**The exercise**:
Copy each line of the entries that contains the word "this".
[Start of Extracted data]
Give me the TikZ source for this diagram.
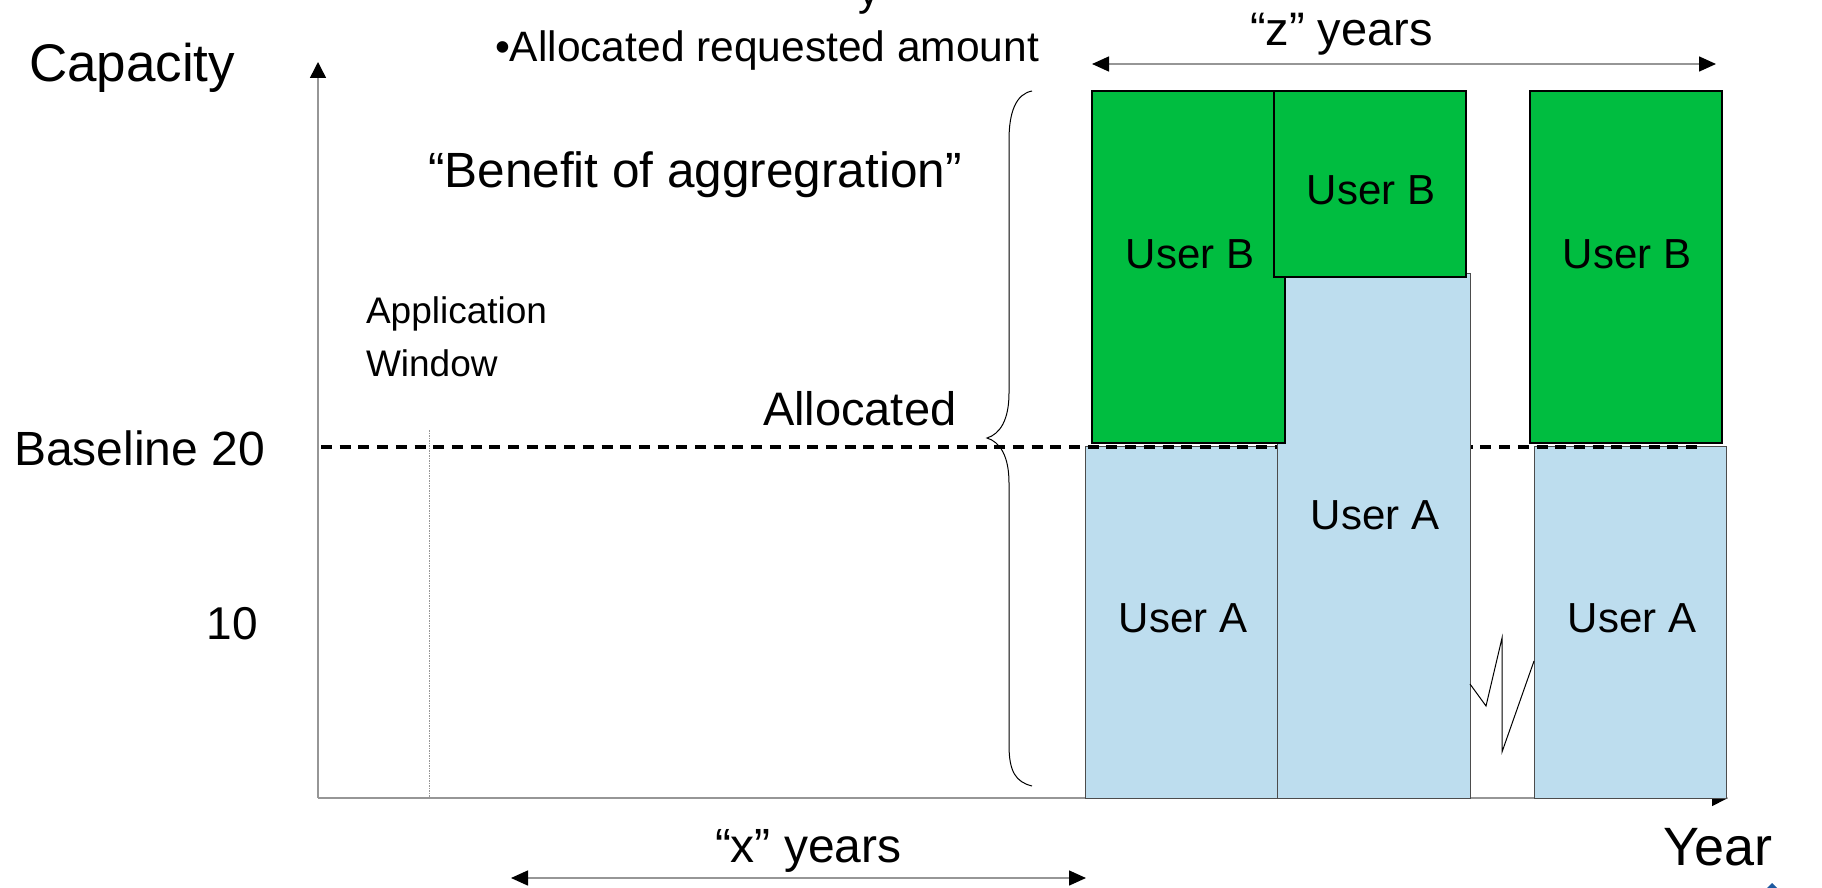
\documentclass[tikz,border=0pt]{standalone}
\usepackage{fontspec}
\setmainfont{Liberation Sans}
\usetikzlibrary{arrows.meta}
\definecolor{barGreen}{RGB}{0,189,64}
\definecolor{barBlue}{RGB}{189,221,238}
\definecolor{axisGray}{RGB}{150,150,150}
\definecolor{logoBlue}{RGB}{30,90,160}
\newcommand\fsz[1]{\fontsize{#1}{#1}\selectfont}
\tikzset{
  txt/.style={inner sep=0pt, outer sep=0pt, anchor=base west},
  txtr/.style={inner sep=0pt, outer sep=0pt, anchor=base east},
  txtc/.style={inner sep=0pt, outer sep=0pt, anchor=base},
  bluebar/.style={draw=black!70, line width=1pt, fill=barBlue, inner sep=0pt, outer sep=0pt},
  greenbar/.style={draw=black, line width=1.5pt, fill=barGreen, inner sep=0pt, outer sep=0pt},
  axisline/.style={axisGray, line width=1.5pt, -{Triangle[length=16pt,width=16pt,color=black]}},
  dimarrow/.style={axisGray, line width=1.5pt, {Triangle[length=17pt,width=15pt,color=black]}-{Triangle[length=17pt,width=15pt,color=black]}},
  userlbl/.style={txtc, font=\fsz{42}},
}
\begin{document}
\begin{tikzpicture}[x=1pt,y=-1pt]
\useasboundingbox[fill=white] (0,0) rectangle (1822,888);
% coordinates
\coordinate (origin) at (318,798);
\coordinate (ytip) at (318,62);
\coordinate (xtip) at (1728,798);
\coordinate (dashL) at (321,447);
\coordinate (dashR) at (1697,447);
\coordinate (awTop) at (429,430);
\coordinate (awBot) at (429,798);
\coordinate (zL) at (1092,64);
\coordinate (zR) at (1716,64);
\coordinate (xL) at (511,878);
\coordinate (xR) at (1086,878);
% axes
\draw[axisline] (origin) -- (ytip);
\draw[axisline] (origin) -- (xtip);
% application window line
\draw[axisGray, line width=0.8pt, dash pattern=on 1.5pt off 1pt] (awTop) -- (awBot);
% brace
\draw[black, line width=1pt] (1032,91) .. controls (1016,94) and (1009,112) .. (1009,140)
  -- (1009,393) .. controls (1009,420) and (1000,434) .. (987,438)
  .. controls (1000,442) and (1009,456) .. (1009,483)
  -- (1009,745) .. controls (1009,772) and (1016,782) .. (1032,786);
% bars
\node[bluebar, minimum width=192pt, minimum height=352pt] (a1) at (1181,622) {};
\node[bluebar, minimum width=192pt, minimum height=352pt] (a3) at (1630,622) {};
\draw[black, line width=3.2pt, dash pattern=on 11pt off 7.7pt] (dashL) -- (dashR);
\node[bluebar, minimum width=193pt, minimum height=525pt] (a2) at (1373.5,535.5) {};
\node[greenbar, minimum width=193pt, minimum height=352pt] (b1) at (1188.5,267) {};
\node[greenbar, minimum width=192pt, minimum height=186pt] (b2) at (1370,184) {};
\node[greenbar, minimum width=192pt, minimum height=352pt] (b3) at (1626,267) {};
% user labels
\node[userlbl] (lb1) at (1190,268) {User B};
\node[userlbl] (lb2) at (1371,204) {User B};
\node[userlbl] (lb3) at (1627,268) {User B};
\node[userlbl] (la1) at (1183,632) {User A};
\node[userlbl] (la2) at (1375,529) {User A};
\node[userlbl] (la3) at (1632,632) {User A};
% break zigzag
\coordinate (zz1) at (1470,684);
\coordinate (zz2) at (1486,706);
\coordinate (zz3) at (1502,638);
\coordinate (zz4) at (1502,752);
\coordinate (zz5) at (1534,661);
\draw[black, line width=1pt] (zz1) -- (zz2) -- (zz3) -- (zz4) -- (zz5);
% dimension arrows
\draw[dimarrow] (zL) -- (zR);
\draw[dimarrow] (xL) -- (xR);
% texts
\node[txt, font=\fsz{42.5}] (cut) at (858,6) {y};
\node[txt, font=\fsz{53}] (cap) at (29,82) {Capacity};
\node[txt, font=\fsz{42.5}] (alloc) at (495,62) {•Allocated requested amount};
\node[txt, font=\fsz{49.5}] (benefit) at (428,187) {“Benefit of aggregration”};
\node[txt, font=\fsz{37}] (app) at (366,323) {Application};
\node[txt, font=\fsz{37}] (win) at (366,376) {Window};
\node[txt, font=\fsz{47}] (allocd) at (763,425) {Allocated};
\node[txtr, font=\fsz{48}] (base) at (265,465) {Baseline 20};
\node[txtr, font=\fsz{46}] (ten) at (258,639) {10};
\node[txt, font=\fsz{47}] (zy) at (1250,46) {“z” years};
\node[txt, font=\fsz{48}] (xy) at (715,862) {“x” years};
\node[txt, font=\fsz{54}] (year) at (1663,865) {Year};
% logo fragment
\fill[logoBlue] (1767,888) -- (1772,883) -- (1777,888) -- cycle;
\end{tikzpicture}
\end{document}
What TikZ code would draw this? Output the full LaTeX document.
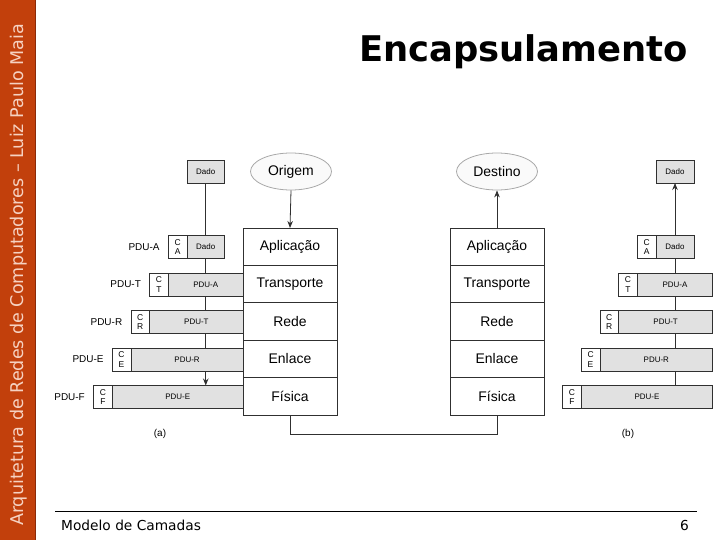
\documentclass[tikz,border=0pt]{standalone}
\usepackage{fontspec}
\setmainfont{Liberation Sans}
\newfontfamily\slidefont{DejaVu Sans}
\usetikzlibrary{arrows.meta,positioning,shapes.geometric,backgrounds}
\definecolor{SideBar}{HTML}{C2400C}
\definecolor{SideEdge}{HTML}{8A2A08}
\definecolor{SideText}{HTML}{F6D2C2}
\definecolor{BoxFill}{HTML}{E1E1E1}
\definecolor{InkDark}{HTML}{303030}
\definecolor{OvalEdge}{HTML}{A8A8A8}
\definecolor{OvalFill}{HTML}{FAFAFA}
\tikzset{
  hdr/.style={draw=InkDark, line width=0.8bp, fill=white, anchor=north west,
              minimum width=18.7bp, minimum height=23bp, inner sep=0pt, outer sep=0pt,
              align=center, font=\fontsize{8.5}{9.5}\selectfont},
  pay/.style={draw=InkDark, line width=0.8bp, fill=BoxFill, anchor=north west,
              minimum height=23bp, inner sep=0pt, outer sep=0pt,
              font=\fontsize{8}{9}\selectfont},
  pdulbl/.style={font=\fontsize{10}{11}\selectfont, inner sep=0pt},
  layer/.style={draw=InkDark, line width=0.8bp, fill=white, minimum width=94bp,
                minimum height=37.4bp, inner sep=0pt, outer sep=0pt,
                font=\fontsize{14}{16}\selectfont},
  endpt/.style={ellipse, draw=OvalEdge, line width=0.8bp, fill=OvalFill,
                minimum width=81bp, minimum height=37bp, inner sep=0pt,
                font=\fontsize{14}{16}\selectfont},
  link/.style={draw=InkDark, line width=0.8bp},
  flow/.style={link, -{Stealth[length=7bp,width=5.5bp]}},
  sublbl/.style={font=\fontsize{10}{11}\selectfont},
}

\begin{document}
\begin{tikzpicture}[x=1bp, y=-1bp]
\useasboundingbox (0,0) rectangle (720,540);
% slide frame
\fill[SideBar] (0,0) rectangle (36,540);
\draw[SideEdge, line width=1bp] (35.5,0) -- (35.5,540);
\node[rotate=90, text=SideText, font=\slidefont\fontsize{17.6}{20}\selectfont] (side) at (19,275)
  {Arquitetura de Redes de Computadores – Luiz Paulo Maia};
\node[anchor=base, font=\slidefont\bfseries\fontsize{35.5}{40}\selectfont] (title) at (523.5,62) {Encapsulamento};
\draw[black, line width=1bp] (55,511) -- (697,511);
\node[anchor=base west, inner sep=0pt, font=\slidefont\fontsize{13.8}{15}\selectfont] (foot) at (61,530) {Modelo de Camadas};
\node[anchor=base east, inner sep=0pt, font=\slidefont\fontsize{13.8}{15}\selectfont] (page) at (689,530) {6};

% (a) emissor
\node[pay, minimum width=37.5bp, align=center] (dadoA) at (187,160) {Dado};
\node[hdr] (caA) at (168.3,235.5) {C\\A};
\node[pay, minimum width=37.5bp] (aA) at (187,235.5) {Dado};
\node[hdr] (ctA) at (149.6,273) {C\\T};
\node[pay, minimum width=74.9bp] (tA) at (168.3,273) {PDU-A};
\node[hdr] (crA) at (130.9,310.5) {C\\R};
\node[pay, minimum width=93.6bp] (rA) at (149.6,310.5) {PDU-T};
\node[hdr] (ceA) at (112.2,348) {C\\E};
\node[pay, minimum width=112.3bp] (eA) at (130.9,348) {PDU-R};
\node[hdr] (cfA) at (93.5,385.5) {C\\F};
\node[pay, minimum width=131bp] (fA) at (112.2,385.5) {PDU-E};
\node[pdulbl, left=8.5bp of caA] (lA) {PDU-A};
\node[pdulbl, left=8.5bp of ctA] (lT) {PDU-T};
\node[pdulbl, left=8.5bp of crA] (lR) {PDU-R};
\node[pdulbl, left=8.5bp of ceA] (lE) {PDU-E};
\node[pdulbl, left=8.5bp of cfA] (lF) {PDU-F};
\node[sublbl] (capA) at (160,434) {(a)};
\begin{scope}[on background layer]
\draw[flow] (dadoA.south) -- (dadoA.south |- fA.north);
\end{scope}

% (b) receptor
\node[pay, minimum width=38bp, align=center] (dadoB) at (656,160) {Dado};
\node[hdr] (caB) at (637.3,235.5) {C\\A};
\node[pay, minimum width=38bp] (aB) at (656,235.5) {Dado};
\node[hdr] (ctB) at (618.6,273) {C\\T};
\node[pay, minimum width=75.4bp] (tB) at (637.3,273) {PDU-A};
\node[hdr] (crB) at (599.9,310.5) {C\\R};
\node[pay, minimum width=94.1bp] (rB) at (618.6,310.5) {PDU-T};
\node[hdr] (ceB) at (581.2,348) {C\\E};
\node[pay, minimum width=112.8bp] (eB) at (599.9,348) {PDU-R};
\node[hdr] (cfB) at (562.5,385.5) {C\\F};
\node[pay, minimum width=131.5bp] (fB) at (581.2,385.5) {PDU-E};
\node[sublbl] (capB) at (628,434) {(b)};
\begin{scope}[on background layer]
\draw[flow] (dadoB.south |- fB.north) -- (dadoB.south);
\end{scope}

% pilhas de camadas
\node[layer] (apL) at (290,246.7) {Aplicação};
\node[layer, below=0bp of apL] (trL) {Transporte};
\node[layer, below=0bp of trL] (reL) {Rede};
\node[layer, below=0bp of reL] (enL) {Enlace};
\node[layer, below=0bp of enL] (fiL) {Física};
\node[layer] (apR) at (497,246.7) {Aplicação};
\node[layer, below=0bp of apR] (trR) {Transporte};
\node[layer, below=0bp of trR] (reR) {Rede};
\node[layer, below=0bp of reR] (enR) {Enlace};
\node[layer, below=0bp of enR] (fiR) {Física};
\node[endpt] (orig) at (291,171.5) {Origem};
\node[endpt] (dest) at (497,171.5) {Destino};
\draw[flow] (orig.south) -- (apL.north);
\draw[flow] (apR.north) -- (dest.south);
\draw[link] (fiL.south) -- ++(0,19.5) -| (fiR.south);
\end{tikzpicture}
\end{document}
[End of Extracted data]
**Answer below**:
Give me the TikZ source for this diagram.
What TikZ code would draw this? Output the full LaTeX document.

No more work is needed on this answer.